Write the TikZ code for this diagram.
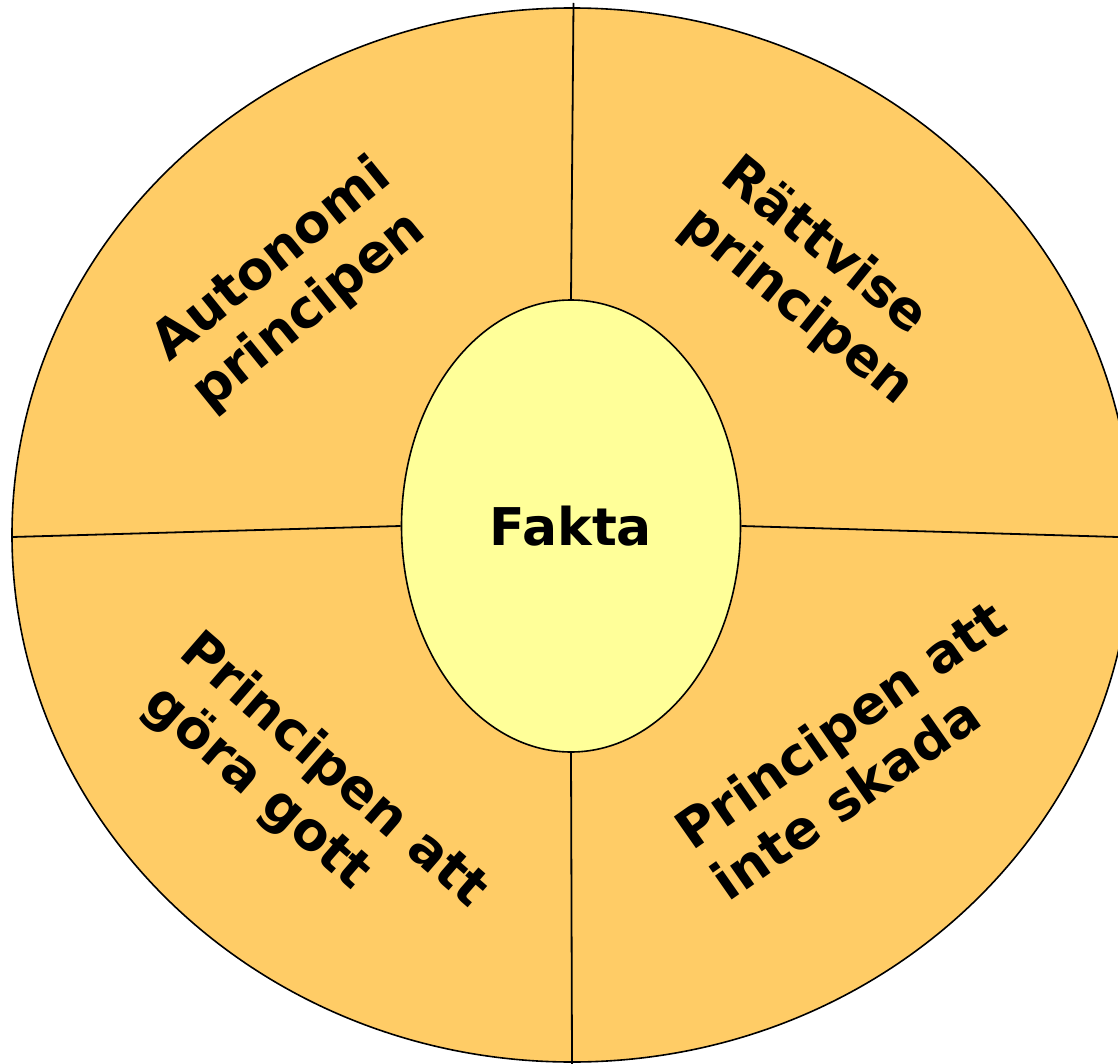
\documentclass[tikz,border=0pt]{standalone}
\usepackage{fontspec}
\setmainfont{DejaVu Sans}
\usetikzlibrary{positioning, shapes.geometric, calc}
\definecolor{ringcolor}{RGB}{255, 204, 102}
\definecolor{corecolor}{RGB}{255, 255, 153}

\begin{document}
\begin{tikzpicture}[x=1pt, y=-1pt,
    principle/.style={font=\fontsize{53}{63}\selectfont\bfseries, align=left},
    spoke/.style={draw, line width=1.8pt}]
        \useasboundingbox (0,0) rectangle (1118,1064);
        % outer ring and centre
        \node[draw, ellipse, line width=1.6pt, fill=ringcolor, minimum width=1120pt,
              minimum height=1054pt, inner sep=0pt] (wheel) at (572,535) {};
        \node[draw, ellipse, line width=1.6pt, fill=corecolor, minimum width=339pt,
              minimum height=452pt, inner sep=0pt,
              font=\fontsize{52}{60}\selectfont\bfseries] (fakta) at (571,526) {Fakta};
        % spoke ends
        \coordinate (top) at (573.5,3);
        \coordinate (bottom) at (572,1064);
        \coordinate (leftend) at (12,537);
        \coordinate (rightend) at (1118,537);
        \draw[spoke] (fakta.north) -- (top);
        \draw[spoke] (fakta.south) -- (bottom);
        \draw[spoke] (fakta.west) -- (leftend);
        \draw[spoke] (fakta.east) -- (rightend);
        % the four principles
        \node[principle, rotate=39] (auto) at (292,285) {Autonomi\\principen};
        \node[principle, rotate=-39] (ratt) at (817,282) {Rättvise\\principen};
        \node[principle, rotate=-41] (gott) at (312,795) {Principen att\\\hspace{8pt}göra gott};
        \node[principle, rotate=35] (skada) at (858,750) {Principen att\\inte skada};
      \end{tikzpicture}
\end{document}
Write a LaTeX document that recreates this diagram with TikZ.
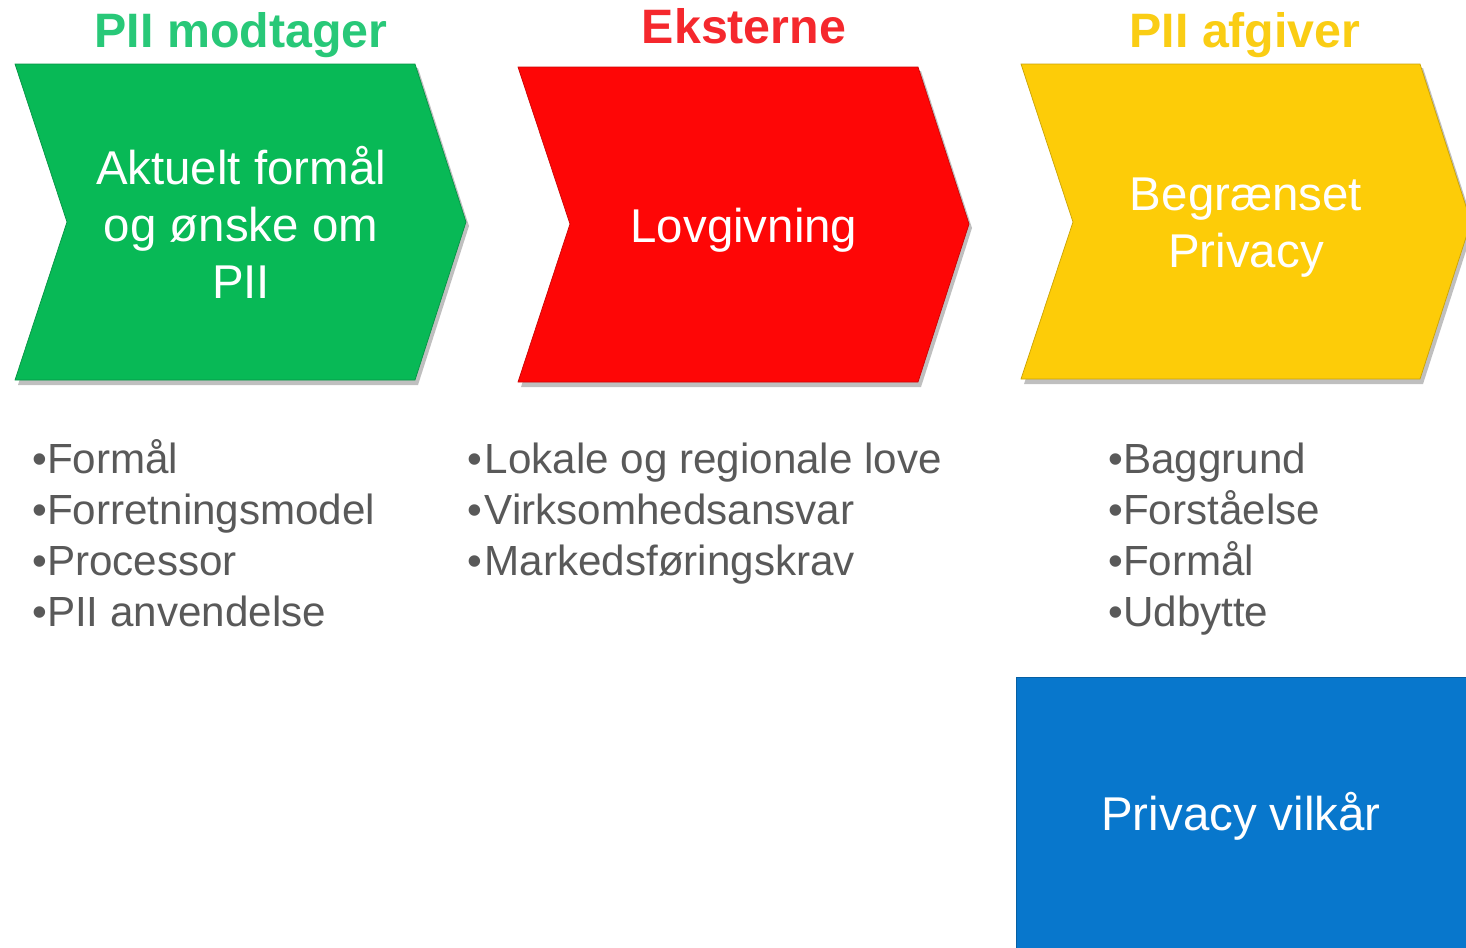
\documentclass[tikz,border=0pt]{standalone}
\usepackage{fontspec}
\setmainfont{Liberation Sans}
\usepackage{tikz}

\definecolor{chgreen}{RGB}{8,185,86}
\definecolor{chred}{RGB}{254,6,6}
\definecolor{chyellow}{RGB}{253,204,8}
\definecolor{chblue}{RGB}{8,119,204}
\definecolor{ttgreen}{RGB}{40,200,120}
\definecolor{ttred}{RGB}{245,40,45}
\definecolor{ttyellow}{RGB}{250,205,20}
\definecolor{itemgray}{RGB}{89,89,89}

\tikzset{
  shadow/.style={fill=black,opacity=0.25},
  boxtext/.style={text=white,align=center,inner sep=0pt,
    font=\fontsize{27pt}{32.5pt}\selectfont},
  title/.style={font=\fontsize{27.5pt}{30pt}\selectfont\bfseries,inner sep=0pt,anchor=base},
  item/.style={text=itemgray,inner sep=0pt,anchor=base west,
    font=\fontsize{24pt}{28.9pt}\selectfont}
}

\begin{document}
\begin{tikzpicture}[x=0.02cm,y=-0.02cm]
\clip (0,0) rectangle (1466,947);
\fill[white] (0,0) rectangle (1466,947);

% shadows
\begin{scope}[shadow]
  \fill (18,68) -- (418,68) -- (469,226) -- (418,385) -- (18,385) -- (70,226) -- cycle;
  \fill (521,71) -- (921,71) -- (972,228) -- (921,387) -- (521,387) -- (573,228) -- cycle;
  \fill (1024,68) -- (1423,68) -- (1474,226) -- (1423,384) -- (1024,384) -- (1076,226) -- cycle;
  \fill (1019,681) rectangle (1475,955);
\end{scope}

% chevrons
\filldraw[fill=chgreen,draw=chgreen!80!black] (15,64) -- (415,64) -- (466,222) -- (415,380) -- (15,380) -- (67,222) -- cycle;
\filldraw[fill=chred,draw=chred!80!black] (518,67) -- (918,67) -- (969,224) -- (918,382) -- (518,382) -- (570,224) -- cycle;
\filldraw[fill=chyellow,draw=chyellow!80!black] (1021,64) -- (1420,64) -- (1471,222) -- (1420,379) -- (1021,379) -- (1073,222) -- cycle;
\filldraw[fill=chblue,draw=chblue!80!black] (1016,677) rectangle (1472,952);

% titles
\node[title,text=ttgreen] (modtager) at (241,47) {PII modtager};
\node[title,text=ttred] (eksterne) at (744,43) {Eksterne};
\node[title,text=ttyellow] (afgiver) at (1245,47) {PII afgiver};

% box texts
\node[boxtext] (formaal) at (241,222) {Aktuelt formål\\og ønske om\\PII};
\node[boxtext] (lov) at (744,230) {Lovgivning};
\node[boxtext] (begr) at (1246,228) {Begrænset\\Privacy};
\node[boxtext] (vilkaar) at (1241,816) {Privacy vilkår};

% lists
\foreach \t [count=\i] in {Formål,Forretningsmodel,Processor,PII anvendelse}
  \node[item] (g\i) at (32,473+51*\i-51) {\textbullet\t};
\foreach \t [count=\i] in {Lokale og regionale love,Virksomhedsansvar,Markedsføringskrav}
  \node[item] (r\i) at (467,473+51*\i-51) {\textbullet\hspace{1.5pt}\t};
\foreach \t [count=\i] in {Baggrund,Forståelse,Formål,Udbytte}
  \node[item] (y\i) at (1108,473+51*\i-51) {\textbullet\t};
\end{tikzpicture}
\end{document}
----------
## Exercise objective:
Leave out all images, then reproduce the entries above exactly.

## Solution:
Write the TikZ code for this diagram.
\documentclass[tikz,border=0pt]{standalone}
\usepackage{fontspec}
\setmainfont{DejaVu Sans}
\usetikzlibrary{positioning, shapes.geometric, calc}
\definecolor{ringcolor}{RGB}{255, 204, 102}
\definecolor{corecolor}{RGB}{255, 255, 153}

\begin{document}
\begin{tikzpicture}[x=1pt, y=-1pt,
    principle/.style={font=\fontsize{53}{63}\selectfont\bfseries, align=left},
    spoke/.style={draw, line width=1.8pt}]
        \useasboundingbox (0,0) rectangle (1118,1064);
        % outer ring and centre
        \node[draw, ellipse, line width=1.6pt, fill=ringcolor, minimum width=1120pt,
              minimum height=1054pt, inner sep=0pt] (wheel) at (572,535) {};
        \node[draw, ellipse, line width=1.6pt, fill=corecolor, minimum width=339pt,
              minimum height=452pt, inner sep=0pt,
              font=\fontsize{52}{60}\selectfont\bfseries] (fakta) at (571,526) {Fakta};
        % spoke ends
        \coordinate (top) at (573.5,3);
        \coordinate (bottom) at (572,1064);
        \coordinate (leftend) at (12,537);
        \coordinate (rightend) at (1118,537);
        \draw[spoke] (fakta.north) -- (top);
        \draw[spoke] (fakta.south) -- (bottom);
        \draw[spoke] (fakta.west) -- (leftend);
        \draw[spoke] (fakta.east) -- (rightend);
        % the four principles
        \node[principle, rotate=39] (auto) at (292,285) {Autonomi\\principen};
        \node[principle, rotate=-39] (ratt) at (817,282) {Rättvise\\principen};
        \node[principle, rotate=-41] (gott) at (312,795) {Principen att\\\hspace{8pt}göra gott};
        \node[principle, rotate=35] (skada) at (858,750) {Principen att\\inte skada};
      \end{tikzpicture}
\end{document}
Write a LaTeX document that recreates this diagram with TikZ.
\documentclass[tikz,border=0pt]{standalone}
\usepackage{fontspec}
\setmainfont{Liberation Sans}
\usepackage{tikz}

\definecolor{chgreen}{RGB}{8,185,86}
\definecolor{chred}{RGB}{254,6,6}
\definecolor{chyellow}{RGB}{253,204,8}
\definecolor{chblue}{RGB}{8,119,204}
\definecolor{ttgreen}{RGB}{40,200,120}
\definecolor{ttred}{RGB}{245,40,45}
\definecolor{ttyellow}{RGB}{250,205,20}
\definecolor{itemgray}{RGB}{89,89,89}

\tikzset{
  shadow/.style={fill=black,opacity=0.25},
  boxtext/.style={text=white,align=center,inner sep=0pt,
    font=\fontsize{27pt}{32.5pt}\selectfont},
  title/.style={font=\fontsize{27.5pt}{30pt}\selectfont\bfseries,inner sep=0pt,anchor=base},
  item/.style={text=itemgray,inner sep=0pt,anchor=base west,
    font=\fontsize{24pt}{28.9pt}\selectfont}
}

\begin{document}
\begin{tikzpicture}[x=0.02cm,y=-0.02cm]
\clip (0,0) rectangle (1466,947);
\fill[white] (0,0) rectangle (1466,947);

% shadows
\begin{scope}[shadow]
  \fill (18,68) -- (418,68) -- (469,226) -- (418,385) -- (18,385) -- (70,226) -- cycle;
  \fill (521,71) -- (921,71) -- (972,228) -- (921,387) -- (521,387) -- (573,228) -- cycle;
  \fill (1024,68) -- (1423,68) -- (1474,226) -- (1423,384) -- (1024,384) -- (1076,226) -- cycle;
  \fill (1019,681) rectangle (1475,955);
\end{scope}

% chevrons
\filldraw[fill=chgreen,draw=chgreen!80!black] (15,64) -- (415,64) -- (466,222) -- (415,380) -- (15,380) -- (67,222) -- cycle;
\filldraw[fill=chred,draw=chred!80!black] (518,67) -- (918,67) -- (969,224) -- (918,382) -- (518,382) -- (570,224) -- cycle;
\filldraw[fill=chyellow,draw=chyellow!80!black] (1021,64) -- (1420,64) -- (1471,222) -- (1420,379) -- (1021,379) -- (1073,222) -- cycle;
\filldraw[fill=chblue,draw=chblue!80!black] (1016,677) rectangle (1472,952);

% titles
\node[title,text=ttgreen] (modtager) at (241,47) {PII modtager};
\node[title,text=ttred] (eksterne) at (744,43) {Eksterne};
\node[title,text=ttyellow] (afgiver) at (1245,47) {PII afgiver};

% box texts
\node[boxtext] (formaal) at (241,222) {Aktuelt formål\\og ønske om\\PII};
\node[boxtext] (lov) at (744,230) {Lovgivning};
\node[boxtext] (begr) at (1246,228) {Begrænset\\Privacy};
\node[boxtext] (vilkaar) at (1241,816) {Privacy vilkår};

% lists
\foreach \t [count=\i] in {Formål,Forretningsmodel,Processor,PII anvendelse}
  \node[item] (g\i) at (32,473+51*\i-51) {\textbullet\t};
\foreach \t [count=\i] in {Lokale og regionale love,Virksomhedsansvar,Markedsføringskrav}
  \node[item] (r\i) at (467,473+51*\i-51) {\textbullet\hspace{1.5pt}\t};
\foreach \t [count=\i] in {Baggrund,Forståelse,Formål,Udbytte}
  \node[item] (y\i) at (1108,473+51*\i-51) {\textbullet\t};
\end{tikzpicture}
\end{document}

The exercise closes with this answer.